> **WHAT IS ASKED**
Write out the material again word for word, dropping any images it holds.

═══ DATA PROVIDED

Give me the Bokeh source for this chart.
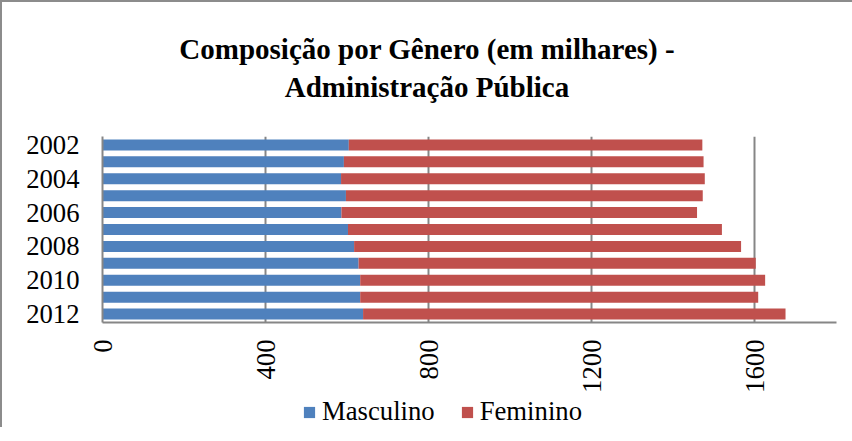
from bokeh.plotting import figure
from bokeh.models import (ColumnDataSource, Range1d, FixedTicker, Legend,
                          LegendItem, Div)
from bokeh.layouts import column
from bokeh.embed import file_html
from bokeh.resources import INLINE
import math

years = [2002, 2003, 2004, 2005, 2006, 2007, 2008, 2009, 2010, 2011, 2012]
masculino = [604, 592, 585, 597, 586, 602, 617, 628, 632, 632, 639]
feminino = [867, 882, 892, 875, 872, 917, 949, 974, 993, 976, 1036]
x_ticks = [0, 400, 800, 1200, 1600]
y_ticks = [2002, 2004, 2006, 2008, 2010, 2012]
series_names = ["Masculino", "Feminino"]
series_colors = ["#4F81BD", "#C0504D"]
title_lines = ["Composição por Gênero (em milhares) -", "Administração Pública"]

total = [m + f for m, f in zip(masculino, feminino)]
src = ColumnDataSource(dict(y=years, m=masculino, zero=[0] * len(years), t=total))

FONT = "Liberation Serif"
FS = "26.7px"
GRID = "#868686"
W = 840

title = Div(text="<br>".join(title_lines), width=W, height=102,
            styles={"text-align": "center", "font-family": FONT,
                    "font-weight": "bold", "font-size": "29px",
                    "line-height": "38px", "color": "black",
                    "padding-top": "23px", "box-sizing": "border-box",
                    "width": f"{W}px"})

p = figure(frame_width=734, frame_height=186, output_backend="svg",
           toolbar_location=None,
           x_range=Range1d(0, 1800), y_range=Range1d(2012.5, 2001.5),
           min_border_left=100, min_border_right=6, min_border_top=22,
           min_border_bottom=72)
p.outline_line_color = None

r1 = p.hbar(y="y", left="zero", right="m", height=0.65, source=src,
            fill_color=series_colors[0], line_color=None)
r2 = p.hbar(y="y", left="m", right="t", height=0.65, source=src,
            fill_color=series_colors[1], line_color=None)

p.xaxis.ticker = FixedTicker(ticks=x_ticks)
p.xaxis.major_label_orientation = math.pi / 2
p.xaxis.major_label_text_font = FONT
p.xaxis.major_label_text_font_size = FS
p.xaxis.major_label_text_color = "black"
p.xaxis.major_label_standoff = 17
p.xaxis.major_tick_out = 0
p.xaxis.major_tick_in = 0
p.xaxis.minor_tick_line_color = None
p.xaxis.axis_line_color = GRID
p.xaxis.axis_line_width = 2

p.yaxis.ticker = FixedTicker(ticks=y_ticks)
p.yaxis.major_label_text_font = FONT
p.yaxis.major_label_text_font_size = FS
p.yaxis.major_label_text_color = "black"
p.yaxis.major_label_standoff = 23
p.yaxis.major_tick_out = 0
p.yaxis.major_tick_in = 0
p.yaxis.minor_tick_line_color = None
p.yaxis.axis_line_color = GRID
p.yaxis.axis_line_width = 2

p.ygrid.grid_line_color = None
p.xgrid.ticker = FixedTicker(ticks=x_ticks[1:])
p.xgrid.grid_line_color = GRID
p.xgrid.grid_line_width = 2

# legend in its own strip
lg = figure(width=W, height=32, output_backend="svg", toolbar_location=None,
            x_range=Range1d(0, 1), y_range=Range1d(0, 1),
            x_axis_type=None, y_axis_type=None,
            min_border_left=0, min_border_right=0, min_border_top=0,
            min_border_bottom=0)
lg.outline_line_color = None
lg.grid.visible = False
items = []
for name, col in zip(series_names, series_colors):
    rr = lg.rect(x=[-5], y=[-5], width=1, height=1, fill_color=col,
                 line_color=None)
    items.append(LegendItem(label=name, renderers=[rr]))
legend = Legend(items=items, orientation="horizontal", location=(200, 0),
                label_text_font=FONT, label_text_font_size=FS,
                label_text_color="black", background_fill_alpha=0,
                glyph_width=14, glyph_height=14, spacing=25, padding=0,
                margin=0, border_line_color=None, label_standoff=6,
                label_height=28)
lg.add_layout(legend, "center")

layout = column(title, p, lg, spacing=0)
layout.styles = {"border-top": "2px solid #8c8c8c",
                 "border-left": "2px solid #8c8c8c"}

open("out.html", "w").write(file_html(layout, INLINE))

══════

> **ANSWER TO THE TASK**
Give me the Bokeh source for this chart.
from bokeh.plotting import figure
from bokeh.models import (ColumnDataSource, Range1d, FixedTicker, Legend,
                          LegendItem, Div)
from bokeh.layouts import column
from bokeh.embed import file_html
from bokeh.resources import INLINE
import math

years = [2002, 2003, 2004, 2005, 2006, 2007, 2008, 2009, 2010, 2011, 2012]
masculino = [604, 592, 585, 597, 586, 602, 617, 628, 632, 632, 639]
feminino = [867, 882, 892, 875, 872, 917, 949, 974, 993, 976, 1036]
x_ticks = [0, 400, 800, 1200, 1600]
y_ticks = [2002, 2004, 2006, 2008, 2010, 2012]
series_names = ["Masculino", "Feminino"]
series_colors = ["#4F81BD", "#C0504D"]
title_lines = ["Composição por Gênero (em milhares) -", "Administração Pública"]

total = [m + f for m, f in zip(masculino, feminino)]
src = ColumnDataSource(dict(y=years, m=masculino, zero=[0] * len(years), t=total))

FONT = "Liberation Serif"
FS = "26.7px"
GRID = "#868686"
W = 840

title = Div(text="<br>".join(title_lines), width=W, height=102,
            styles={"text-align": "center", "font-family": FONT,
                    "font-weight": "bold", "font-size": "29px",
                    "line-height": "38px", "color": "black",
                    "padding-top": "23px", "box-sizing": "border-box",
                    "width": f"{W}px"})

p = figure(frame_width=734, frame_height=186, output_backend="svg",
           toolbar_location=None,
           x_range=Range1d(0, 1800), y_range=Range1d(2012.5, 2001.5),
           min_border_left=100, min_border_right=6, min_border_top=22,
           min_border_bottom=72)
p.outline_line_color = None

r1 = p.hbar(y="y", left="zero", right="m", height=0.65, source=src,
            fill_color=series_colors[0], line_color=None)
r2 = p.hbar(y="y", left="m", right="t", height=0.65, source=src,
            fill_color=series_colors[1], line_color=None)

p.xaxis.ticker = FixedTicker(ticks=x_ticks)
p.xaxis.major_label_orientation = math.pi / 2
p.xaxis.major_label_text_font = FONT
p.xaxis.major_label_text_font_size = FS
p.xaxis.major_label_text_color = "black"
p.xaxis.major_label_standoff = 17
p.xaxis.major_tick_out = 0
p.xaxis.major_tick_in = 0
p.xaxis.minor_tick_line_color = None
p.xaxis.axis_line_color = GRID
p.xaxis.axis_line_width = 2

p.yaxis.ticker = FixedTicker(ticks=y_ticks)
p.yaxis.major_label_text_font = FONT
p.yaxis.major_label_text_font_size = FS
p.yaxis.major_label_text_color = "black"
p.yaxis.major_label_standoff = 23
p.yaxis.major_tick_out = 0
p.yaxis.major_tick_in = 0
p.yaxis.minor_tick_line_color = None
p.yaxis.axis_line_color = GRID
p.yaxis.axis_line_width = 2

p.ygrid.grid_line_color = None
p.xgrid.ticker = FixedTicker(ticks=x_ticks[1:])
p.xgrid.grid_line_color = GRID
p.xgrid.grid_line_width = 2

# legend in its own strip
lg = figure(width=W, height=32, output_backend="svg", toolbar_location=None,
            x_range=Range1d(0, 1), y_range=Range1d(0, 1),
            x_axis_type=None, y_axis_type=None,
            min_border_left=0, min_border_right=0, min_border_top=0,
            min_border_bottom=0)
lg.outline_line_color = None
lg.grid.visible = False
items = []
for name, col in zip(series_names, series_colors):
    rr = lg.rect(x=[-5], y=[-5], width=1, height=1, fill_color=col,
                 line_color=None)
    items.append(LegendItem(label=name, renderers=[rr]))
legend = Legend(items=items, orientation="horizontal", location=(200, 0),
                label_text_font=FONT, label_text_font_size=FS,
                label_text_color="black", background_fill_alpha=0,
                glyph_width=14, glyph_height=14, spacing=25, padding=0,
                margin=0, border_line_color=None, label_standoff=6,
                label_height=28)
lg.add_layout(legend, "center")

layout = column(title, p, lg, spacing=0)
layout.styles = {"border-top": "2px solid #8c8c8c",
                 "border-left": "2px solid #8c8c8c"}

open("out.html", "w").write(file_html(layout, INLINE))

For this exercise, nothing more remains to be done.